Winterize Your Home To Protect Your Investment
The winter is upon us, meaning chapped lips, wind burnt noses and tongues stuck to flag poles. But while the winter weather is hard on us, it is also hard on our houses. However, there are multiple ways to make sure your house is prepared for the long, cold nights and windswept days. Here is a list of things to do to winterize your house:
- Cover up those drafts—Many homes—especially older ones—have drafty doors and windows. A cheap solution would be to stuff a towel in the spots where the draft is coming in. Hardware stores also sell draft blockers that are a little more attractive than an old green towel jammed in the jamb.
- Change your furnace filters—Yes, we all forget about these little beauties. I myself never think about them unless my wife starts complaining about how hot or cold it is in the house. Naturally, if the little buggers are clogged with dust, the furnace has to work that much harder to blow out the heat or air conditioning. A general rule of thumb is to change them every three months during the fall, summer and spring and once a month during the winter. As far as how much you want to spend, that is completely up to you. If you want the HEPA filters—which supposedly are better than normal old filters—it’s going to cost a little more. And if you want a permanent filter, well, get a loan, because they can cost up to $1,000.
- Run your ceiling fans in reverse—Guess what? Every ceiling fan has a dandy little black switch on the base that lets you change the direction of the blades. Counterclockwise rotation makes cooling breezes while clockwise blades causes air to pool at the ceiling, which can reduce your energy costs.
- Turn down the water heater—Most people don’t know this (and neither did I until I looked it up), but when an installer puts in a new water heater, they set the temperature to 140 degrees. Unless you like your showers as hot as a volcano, lower that sucker to at least 120 degrees to save on energy costs.
- Install storm doors and windows—While many houses have storm doors, some don’t. So if you don’t, put one in, because a storm door seals drafts and reduces air flows. While nobody I know has storm windows, if you do, get them out as well. My parents were satisfied with a film of plastic across their windows but if you don’t think that look is good for your house, window it up.
- Watch the thermostat—Easy peasy, right? Well, do it then. When you leave the house, turn it up. The dogs aren’t paying for it, so don’t waste the extra couple of degrees on them. They can snuggle together for their warmth. Even better, get a smart thermostat and set it so it knows when you are home and when you aren’t.

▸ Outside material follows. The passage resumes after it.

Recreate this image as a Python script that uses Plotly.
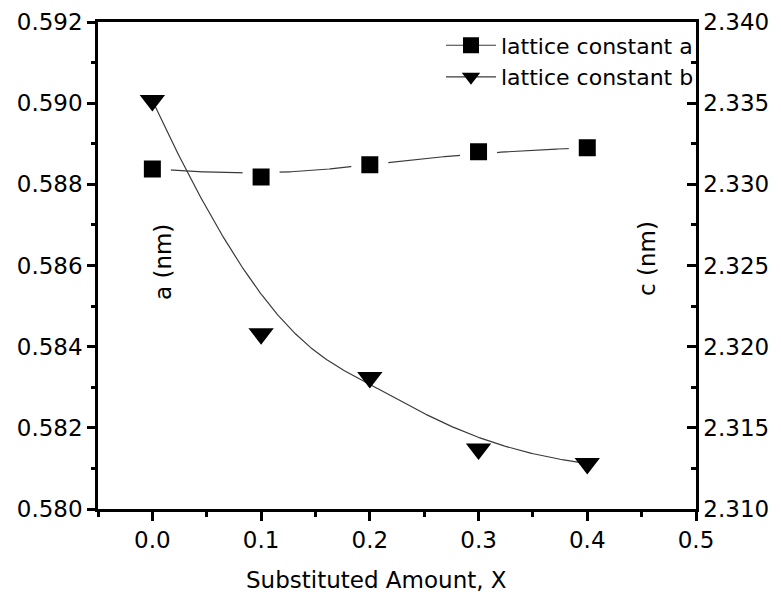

- Get a tune up for your heating system—Keeping your furnace clean, lubricated and properly adjusted can save you a lot of money on heating bills. Many utilities offer free checkups by technicians, but book early, because when heating season comes, they book up faster than a mall Santa on Friday night. Some dealers and furnace manufacturers even offer discounted inspections.
- Use caulk and weatherstripping—Slap some caulk on it and weatherstrip the heck out of it. Gaps and leaks can really take the sails out of your home heating budget so look for places where two different building materials meet, such as corners around chimneys, where pipes or wires exit and around the foundation. This little tip can save you some serious cash.
These are just some of the things you can do to winterize your St. Louis house. Now you should have some extra cash lying around to spend on the family this Christmas.